DATASET EXCERPTS:
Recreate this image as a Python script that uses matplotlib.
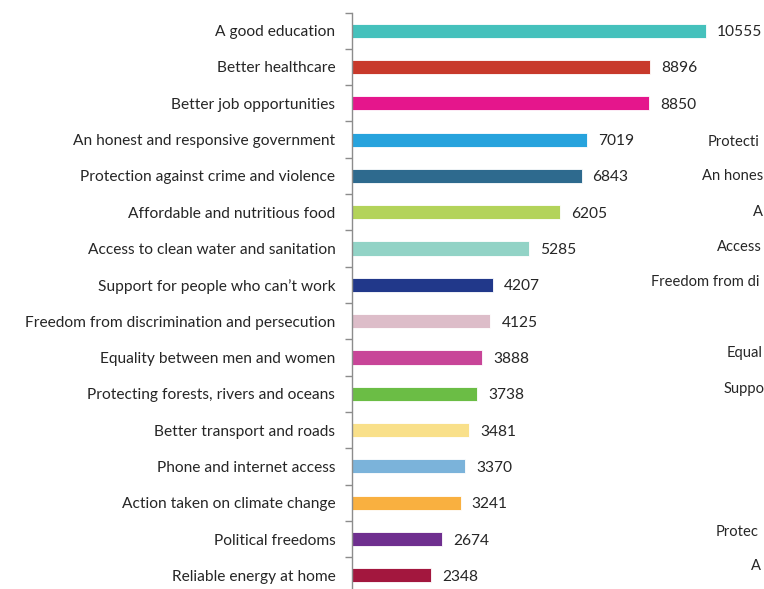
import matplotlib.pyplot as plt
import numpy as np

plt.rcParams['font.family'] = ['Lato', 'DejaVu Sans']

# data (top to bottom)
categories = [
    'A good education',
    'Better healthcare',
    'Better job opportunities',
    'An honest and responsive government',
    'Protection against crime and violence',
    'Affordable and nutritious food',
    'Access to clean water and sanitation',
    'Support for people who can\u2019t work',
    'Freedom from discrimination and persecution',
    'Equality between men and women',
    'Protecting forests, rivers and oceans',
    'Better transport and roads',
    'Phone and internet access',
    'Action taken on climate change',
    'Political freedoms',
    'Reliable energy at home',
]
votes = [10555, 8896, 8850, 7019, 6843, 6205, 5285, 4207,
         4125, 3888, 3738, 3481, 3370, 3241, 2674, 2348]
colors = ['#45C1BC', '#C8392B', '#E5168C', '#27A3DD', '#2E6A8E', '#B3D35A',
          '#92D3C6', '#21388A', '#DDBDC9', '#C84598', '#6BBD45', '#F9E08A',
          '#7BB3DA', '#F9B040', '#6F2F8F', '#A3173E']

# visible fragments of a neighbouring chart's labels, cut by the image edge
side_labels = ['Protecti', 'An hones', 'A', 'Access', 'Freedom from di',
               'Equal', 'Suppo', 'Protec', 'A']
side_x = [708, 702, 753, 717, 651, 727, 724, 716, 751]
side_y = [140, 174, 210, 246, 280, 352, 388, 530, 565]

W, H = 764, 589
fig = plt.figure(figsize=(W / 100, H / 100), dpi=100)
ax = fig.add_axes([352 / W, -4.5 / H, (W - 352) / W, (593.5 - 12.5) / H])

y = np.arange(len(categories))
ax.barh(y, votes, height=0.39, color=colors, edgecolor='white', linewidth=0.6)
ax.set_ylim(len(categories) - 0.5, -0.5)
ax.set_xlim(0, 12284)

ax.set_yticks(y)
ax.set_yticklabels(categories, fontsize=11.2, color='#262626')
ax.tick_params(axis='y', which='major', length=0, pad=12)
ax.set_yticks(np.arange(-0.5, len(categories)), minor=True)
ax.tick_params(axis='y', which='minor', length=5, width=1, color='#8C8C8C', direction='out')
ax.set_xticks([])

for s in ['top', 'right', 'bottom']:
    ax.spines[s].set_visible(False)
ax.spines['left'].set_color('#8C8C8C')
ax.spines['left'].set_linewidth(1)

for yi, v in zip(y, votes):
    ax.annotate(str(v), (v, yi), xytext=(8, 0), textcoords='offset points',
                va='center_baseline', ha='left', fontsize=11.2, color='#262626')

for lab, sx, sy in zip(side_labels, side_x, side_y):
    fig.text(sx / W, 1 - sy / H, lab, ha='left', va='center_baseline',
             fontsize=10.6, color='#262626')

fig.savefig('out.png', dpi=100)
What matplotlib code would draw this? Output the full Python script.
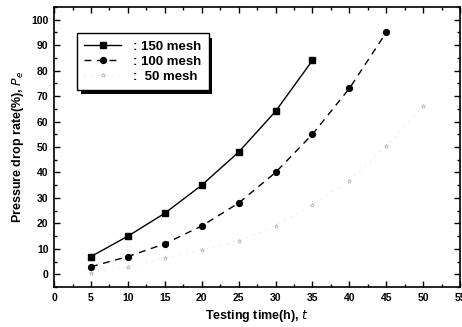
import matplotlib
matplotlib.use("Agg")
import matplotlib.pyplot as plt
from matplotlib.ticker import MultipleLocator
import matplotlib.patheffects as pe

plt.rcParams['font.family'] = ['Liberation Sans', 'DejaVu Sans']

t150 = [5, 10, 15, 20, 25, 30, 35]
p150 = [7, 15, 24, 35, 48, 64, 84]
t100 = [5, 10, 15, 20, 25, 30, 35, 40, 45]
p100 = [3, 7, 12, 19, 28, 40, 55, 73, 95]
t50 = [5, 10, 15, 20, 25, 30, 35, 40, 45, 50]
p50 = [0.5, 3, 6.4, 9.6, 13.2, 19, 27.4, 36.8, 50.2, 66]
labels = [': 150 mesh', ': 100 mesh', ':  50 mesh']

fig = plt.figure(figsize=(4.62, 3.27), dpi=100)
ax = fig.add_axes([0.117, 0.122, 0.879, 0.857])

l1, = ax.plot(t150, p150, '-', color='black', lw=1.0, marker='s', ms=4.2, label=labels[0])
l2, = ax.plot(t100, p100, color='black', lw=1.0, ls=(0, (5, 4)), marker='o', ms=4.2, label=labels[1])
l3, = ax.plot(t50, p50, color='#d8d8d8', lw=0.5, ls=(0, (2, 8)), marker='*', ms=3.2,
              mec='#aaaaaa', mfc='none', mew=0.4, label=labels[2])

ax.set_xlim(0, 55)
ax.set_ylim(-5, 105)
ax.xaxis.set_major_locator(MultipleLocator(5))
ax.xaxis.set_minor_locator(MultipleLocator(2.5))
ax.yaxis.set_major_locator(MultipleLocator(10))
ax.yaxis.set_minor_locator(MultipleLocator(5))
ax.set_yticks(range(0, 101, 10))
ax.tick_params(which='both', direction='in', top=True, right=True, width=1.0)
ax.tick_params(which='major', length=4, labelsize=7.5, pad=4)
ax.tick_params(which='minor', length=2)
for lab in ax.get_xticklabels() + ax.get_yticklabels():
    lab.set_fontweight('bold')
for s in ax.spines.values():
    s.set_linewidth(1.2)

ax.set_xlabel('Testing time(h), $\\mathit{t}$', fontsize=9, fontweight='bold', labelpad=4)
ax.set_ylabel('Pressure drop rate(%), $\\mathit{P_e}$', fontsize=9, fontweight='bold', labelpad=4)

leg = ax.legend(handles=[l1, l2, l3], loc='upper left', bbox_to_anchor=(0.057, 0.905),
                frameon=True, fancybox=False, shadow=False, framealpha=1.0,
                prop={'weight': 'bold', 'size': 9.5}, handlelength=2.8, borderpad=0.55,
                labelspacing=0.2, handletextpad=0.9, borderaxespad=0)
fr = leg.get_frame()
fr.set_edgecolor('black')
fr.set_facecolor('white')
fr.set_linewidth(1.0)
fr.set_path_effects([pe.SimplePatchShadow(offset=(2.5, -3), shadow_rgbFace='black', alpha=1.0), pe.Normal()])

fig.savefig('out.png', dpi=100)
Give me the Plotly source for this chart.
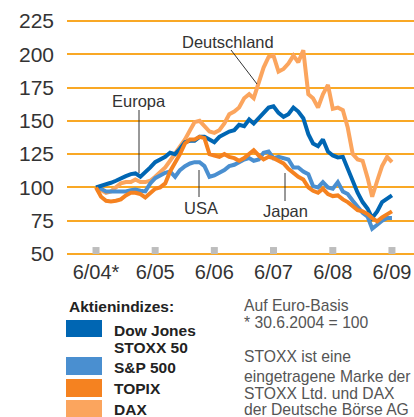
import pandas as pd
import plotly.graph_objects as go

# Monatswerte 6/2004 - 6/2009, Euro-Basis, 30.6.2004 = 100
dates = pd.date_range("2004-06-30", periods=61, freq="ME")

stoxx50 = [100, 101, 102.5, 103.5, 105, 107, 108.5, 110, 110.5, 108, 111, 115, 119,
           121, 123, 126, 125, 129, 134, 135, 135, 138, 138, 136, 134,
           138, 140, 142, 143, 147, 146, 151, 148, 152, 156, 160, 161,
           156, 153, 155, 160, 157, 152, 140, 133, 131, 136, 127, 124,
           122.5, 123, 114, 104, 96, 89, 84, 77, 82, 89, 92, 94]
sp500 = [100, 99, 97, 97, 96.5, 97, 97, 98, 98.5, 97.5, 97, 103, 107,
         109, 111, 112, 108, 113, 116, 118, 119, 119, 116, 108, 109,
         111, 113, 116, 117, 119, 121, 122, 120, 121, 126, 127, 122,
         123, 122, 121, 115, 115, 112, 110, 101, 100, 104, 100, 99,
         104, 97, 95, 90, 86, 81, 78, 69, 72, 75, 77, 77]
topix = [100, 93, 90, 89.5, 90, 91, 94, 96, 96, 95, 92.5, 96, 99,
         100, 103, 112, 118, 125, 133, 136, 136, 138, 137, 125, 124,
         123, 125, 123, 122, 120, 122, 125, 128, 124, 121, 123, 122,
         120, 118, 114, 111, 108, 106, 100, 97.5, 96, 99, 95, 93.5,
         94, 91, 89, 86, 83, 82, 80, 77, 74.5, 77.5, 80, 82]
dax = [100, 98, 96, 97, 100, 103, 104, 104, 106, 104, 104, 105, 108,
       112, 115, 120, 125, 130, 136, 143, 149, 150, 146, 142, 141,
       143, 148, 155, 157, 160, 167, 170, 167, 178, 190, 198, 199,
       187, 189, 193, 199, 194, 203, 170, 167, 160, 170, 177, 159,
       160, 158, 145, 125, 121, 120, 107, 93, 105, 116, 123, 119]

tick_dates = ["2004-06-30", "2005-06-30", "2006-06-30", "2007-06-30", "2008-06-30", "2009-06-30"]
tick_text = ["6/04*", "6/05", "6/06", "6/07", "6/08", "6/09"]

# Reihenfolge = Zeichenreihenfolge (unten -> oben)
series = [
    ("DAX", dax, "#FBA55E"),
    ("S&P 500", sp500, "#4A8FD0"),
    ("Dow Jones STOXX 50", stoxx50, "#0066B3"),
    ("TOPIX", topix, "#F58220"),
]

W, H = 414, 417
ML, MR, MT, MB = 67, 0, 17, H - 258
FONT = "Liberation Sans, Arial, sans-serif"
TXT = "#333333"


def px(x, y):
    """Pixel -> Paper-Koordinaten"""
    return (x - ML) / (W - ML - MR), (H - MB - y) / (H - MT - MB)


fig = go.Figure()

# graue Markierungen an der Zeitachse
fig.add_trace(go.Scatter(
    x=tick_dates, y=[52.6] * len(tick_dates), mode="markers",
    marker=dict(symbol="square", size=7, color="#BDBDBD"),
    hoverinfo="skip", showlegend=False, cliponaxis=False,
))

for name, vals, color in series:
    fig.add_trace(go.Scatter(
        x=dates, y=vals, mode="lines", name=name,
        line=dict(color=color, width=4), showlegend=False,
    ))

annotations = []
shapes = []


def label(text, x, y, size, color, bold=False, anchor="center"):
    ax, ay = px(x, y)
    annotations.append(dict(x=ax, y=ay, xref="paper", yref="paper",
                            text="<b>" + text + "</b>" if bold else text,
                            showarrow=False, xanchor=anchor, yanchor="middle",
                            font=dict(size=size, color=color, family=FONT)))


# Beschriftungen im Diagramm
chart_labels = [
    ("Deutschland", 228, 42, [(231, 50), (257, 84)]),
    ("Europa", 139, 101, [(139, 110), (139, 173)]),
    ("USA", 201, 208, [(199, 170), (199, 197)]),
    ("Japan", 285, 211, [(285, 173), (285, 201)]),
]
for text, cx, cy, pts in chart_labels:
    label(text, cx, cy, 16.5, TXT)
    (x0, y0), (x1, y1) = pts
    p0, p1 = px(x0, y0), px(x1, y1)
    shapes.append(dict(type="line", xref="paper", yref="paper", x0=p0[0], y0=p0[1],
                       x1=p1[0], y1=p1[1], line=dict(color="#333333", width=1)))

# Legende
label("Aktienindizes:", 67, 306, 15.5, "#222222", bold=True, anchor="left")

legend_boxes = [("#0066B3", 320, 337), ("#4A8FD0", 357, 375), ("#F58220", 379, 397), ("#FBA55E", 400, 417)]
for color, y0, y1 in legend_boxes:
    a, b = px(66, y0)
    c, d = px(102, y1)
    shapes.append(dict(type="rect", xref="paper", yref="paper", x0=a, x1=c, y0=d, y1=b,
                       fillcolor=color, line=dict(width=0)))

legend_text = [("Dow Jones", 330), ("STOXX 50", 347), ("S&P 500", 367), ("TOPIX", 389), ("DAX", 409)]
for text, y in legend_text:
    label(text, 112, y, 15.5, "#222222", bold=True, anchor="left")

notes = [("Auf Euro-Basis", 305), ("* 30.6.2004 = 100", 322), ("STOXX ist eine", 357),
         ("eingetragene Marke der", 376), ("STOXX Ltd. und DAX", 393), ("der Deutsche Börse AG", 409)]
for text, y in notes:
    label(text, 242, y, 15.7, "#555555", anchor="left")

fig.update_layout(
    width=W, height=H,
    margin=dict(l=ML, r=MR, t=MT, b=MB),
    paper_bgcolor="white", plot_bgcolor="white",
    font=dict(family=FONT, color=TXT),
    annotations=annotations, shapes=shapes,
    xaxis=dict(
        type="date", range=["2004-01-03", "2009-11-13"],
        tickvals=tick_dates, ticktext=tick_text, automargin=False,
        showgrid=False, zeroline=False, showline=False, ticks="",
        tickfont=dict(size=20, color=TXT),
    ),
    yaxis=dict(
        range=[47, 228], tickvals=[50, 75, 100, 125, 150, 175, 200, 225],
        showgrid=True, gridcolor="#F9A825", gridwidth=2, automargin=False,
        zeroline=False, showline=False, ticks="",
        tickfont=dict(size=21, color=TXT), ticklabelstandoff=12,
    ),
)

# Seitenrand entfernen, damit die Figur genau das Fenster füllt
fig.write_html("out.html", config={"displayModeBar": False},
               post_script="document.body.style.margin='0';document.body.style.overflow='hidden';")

DIRECTIVE: Reproduce the entries exactly, from the line with "Give me the Plotly source for this chart." to the line with "116, 123, 119]", both lines included, keeping no pictures.

SOLUTION BELOW:
Give me the Plotly source for this chart.
import pandas as pd
import plotly.graph_objects as go

# Monatswerte 6/2004 - 6/2009, Euro-Basis, 30.6.2004 = 100
dates = pd.date_range("2004-06-30", periods=61, freq="ME")

stoxx50 = [100, 101, 102.5, 103.5, 105, 107, 108.5, 110, 110.5, 108, 111, 115, 119,
           121, 123, 126, 125, 129, 134, 135, 135, 138, 138, 136, 134,
           138, 140, 142, 143, 147, 146, 151, 148, 152, 156, 160, 161,
           156, 153, 155, 160, 157, 152, 140, 133, 131, 136, 127, 124,
           122.5, 123, 114, 104, 96, 89, 84, 77, 82, 89, 92, 94]
sp500 = [100, 99, 97, 97, 96.5, 97, 97, 98, 98.5, 97.5, 97, 103, 107,
         109, 111, 112, 108, 113, 116, 118, 119, 119, 116, 108, 109,
         111, 113, 116, 117, 119, 121, 122, 120, 121, 126, 127, 122,
         123, 122, 121, 115, 115, 112, 110, 101, 100, 104, 100, 99,
         104, 97, 95, 90, 86, 81, 78, 69, 72, 75, 77, 77]
topix = [100, 93, 90, 89.5, 90, 91, 94, 96, 96, 95, 92.5, 96, 99,
         100, 103, 112, 118, 125, 133, 136, 136, 138, 137, 125, 124,
         123, 125, 123, 122, 120, 122, 125, 128, 124, 121, 123, 122,
         120, 118, 114, 111, 108, 106, 100, 97.5, 96, 99, 95, 93.5,
         94, 91, 89, 86, 83, 82, 80, 77, 74.5, 77.5, 80, 82]
dax = [100, 98, 96, 97, 100, 103, 104, 104, 106, 104, 104, 105, 108,
       112, 115, 120, 125, 130, 136, 143, 149, 150, 146, 142, 141,
       143, 148, 155, 157, 160, 167, 170, 167, 178, 190, 198, 199,
       187, 189, 193, 199, 194, 203, 170, 167, 160, 170, 177, 159,
       160, 158, 145, 125, 121, 120, 107, 93, 105, 116, 123, 119]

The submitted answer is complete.